Potentially breaking changes

  • Consolidated error handling to better use GDAL error messages and specific exception classes (#39). Note that this is a breaking change only if you are relying on specific error classes to be emitted.
  • by default, writing GeoDataFrames with mixed singular and multi geometry types will automatically promote to the multi type if the driver does not support mixed geometry types (e.g., FGB, though it can write mixed geometry types if geometry_type is set to "Unknown")
  • the geometry type of datasets with multiple geometry types will be set to "Unknown" unless overridden using geometry_type.

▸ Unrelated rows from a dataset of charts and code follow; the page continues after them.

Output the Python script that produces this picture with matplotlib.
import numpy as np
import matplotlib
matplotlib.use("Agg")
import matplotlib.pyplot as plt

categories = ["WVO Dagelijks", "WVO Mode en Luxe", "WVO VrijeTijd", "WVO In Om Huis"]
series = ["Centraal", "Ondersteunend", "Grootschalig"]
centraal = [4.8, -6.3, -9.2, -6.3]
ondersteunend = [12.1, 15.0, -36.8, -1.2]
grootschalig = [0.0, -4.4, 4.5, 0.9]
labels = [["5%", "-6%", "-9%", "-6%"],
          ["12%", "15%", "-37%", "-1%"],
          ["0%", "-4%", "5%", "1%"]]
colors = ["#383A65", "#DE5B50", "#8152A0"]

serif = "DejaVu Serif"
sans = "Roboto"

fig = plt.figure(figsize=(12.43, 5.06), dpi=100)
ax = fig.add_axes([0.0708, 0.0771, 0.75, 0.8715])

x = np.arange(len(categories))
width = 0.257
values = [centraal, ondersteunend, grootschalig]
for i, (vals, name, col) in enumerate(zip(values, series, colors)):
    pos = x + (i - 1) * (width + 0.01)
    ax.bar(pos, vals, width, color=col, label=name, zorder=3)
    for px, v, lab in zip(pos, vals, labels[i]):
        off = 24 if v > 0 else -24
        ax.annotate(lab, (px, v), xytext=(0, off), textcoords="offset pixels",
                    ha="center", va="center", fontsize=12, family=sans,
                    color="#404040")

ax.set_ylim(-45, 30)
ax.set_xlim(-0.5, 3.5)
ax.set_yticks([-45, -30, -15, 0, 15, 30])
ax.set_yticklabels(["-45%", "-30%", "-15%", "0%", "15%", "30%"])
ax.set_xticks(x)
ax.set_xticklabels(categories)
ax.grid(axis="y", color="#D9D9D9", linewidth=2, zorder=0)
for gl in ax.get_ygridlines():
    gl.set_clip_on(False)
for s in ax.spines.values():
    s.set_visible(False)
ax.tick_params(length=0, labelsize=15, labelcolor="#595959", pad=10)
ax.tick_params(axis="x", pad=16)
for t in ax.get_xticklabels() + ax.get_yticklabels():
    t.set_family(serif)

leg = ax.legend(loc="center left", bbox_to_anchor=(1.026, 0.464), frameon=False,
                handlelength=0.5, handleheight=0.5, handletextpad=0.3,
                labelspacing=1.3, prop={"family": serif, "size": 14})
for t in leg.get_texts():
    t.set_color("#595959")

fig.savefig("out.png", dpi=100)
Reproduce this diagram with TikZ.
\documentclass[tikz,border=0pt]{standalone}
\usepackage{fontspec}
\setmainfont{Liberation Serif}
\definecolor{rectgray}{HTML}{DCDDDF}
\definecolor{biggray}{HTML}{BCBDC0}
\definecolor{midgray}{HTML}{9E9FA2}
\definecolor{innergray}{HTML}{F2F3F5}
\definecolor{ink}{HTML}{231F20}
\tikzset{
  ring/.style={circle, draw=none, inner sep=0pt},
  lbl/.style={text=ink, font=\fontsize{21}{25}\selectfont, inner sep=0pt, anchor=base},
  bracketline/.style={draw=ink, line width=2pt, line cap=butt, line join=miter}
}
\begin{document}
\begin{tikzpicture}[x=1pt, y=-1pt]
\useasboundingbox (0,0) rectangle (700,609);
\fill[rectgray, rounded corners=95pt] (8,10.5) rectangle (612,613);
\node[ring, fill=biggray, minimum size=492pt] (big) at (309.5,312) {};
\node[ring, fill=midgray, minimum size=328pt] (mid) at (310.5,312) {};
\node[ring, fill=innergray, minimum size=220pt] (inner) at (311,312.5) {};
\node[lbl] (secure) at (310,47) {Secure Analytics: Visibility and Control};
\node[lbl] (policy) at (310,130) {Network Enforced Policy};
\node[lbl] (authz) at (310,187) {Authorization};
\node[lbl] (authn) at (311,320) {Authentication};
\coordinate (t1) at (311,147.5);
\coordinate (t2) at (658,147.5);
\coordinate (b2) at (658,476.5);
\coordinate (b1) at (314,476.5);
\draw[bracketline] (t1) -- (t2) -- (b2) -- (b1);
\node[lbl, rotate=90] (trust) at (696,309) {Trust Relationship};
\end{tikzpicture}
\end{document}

Note: "Unknown" may be ignored by some drivers (e.g., shapefile)

Bug fixes

  • use dtype object instead of numpy.object to eliminate deprecation warnings (#34)
  • raise error if layer cannot be opened (#35)
  • fix passing gdal creation parameters in write_dataframe (#62)
  • fix passing kwargs to GDAL in write_dataframe (#67)

Changes from 0.4.0a1

  • layer_geometry_type introduced in 0.4.0a1 was renamed to geometry_type for consistency

Contributors

People with a “+” by their names contributed a patch for the first time.

  • Brendan Ward
  • Joris Van den Bossche
  • Martin Fleischmann
  • Pieter Roggemans +
  • Wei Ji Leong +

0.3.0 (2021-12-22)

Major enhancements

  • Auto-discovery of GDAL_VERSION on Windows, if gdalinfo.exe is discoverable on the PATH.
  • Addition of read_bounds function to read the bounds of each feature.
  • Addition of a fids keyword to read and read_dataframe to selectively read features based on a list of the FIDs.

0.2.0 (2021-04-02)

Major enhancements

  • initial support for building on Windows.
  • Windows: enabled search for GDAL dll directory for Python >= 3.8.
  • Addition of where parameter to read and read_dataframe to enable GDAL-compatible SQL WHERE queries to filter data sources.
  • Addition of force_2d parameter to read and read_dataframe to force coordinates to always be returned as 2 dimensional, dropping the 3rd dimension if present.
  • Addition of bbox parameter to read and read_dataframe to select only the features in the dataset that intersect the bbox.
  • Addition of set_gdal_config_options to set GDAL configuration options and get_gdal_config_option to get a GDAL configuration option.
  • Addition of pyogrio.__gdal_version__ attribute to return GDAL version tuple and __gdal_version_string__ to return string version.
  • Addition of list_drivers function to list all available GDAL drivers.
  • Addition of read and write support for FlatGeobuf driver when available in GDAL.

0.1.0 (2020-08-28)

Major enhancements

  • Addition of list_layers to list layers in a data source.
  • Addition of read_info to read basic information for a layer.
  • Addition of read_dataframe to read from supported file formats (Shapefile, GeoPackage, GeoJSON) into GeoDataFrames.
  • Addition of write_dataframe to write GeoDataFrames into supported file formats.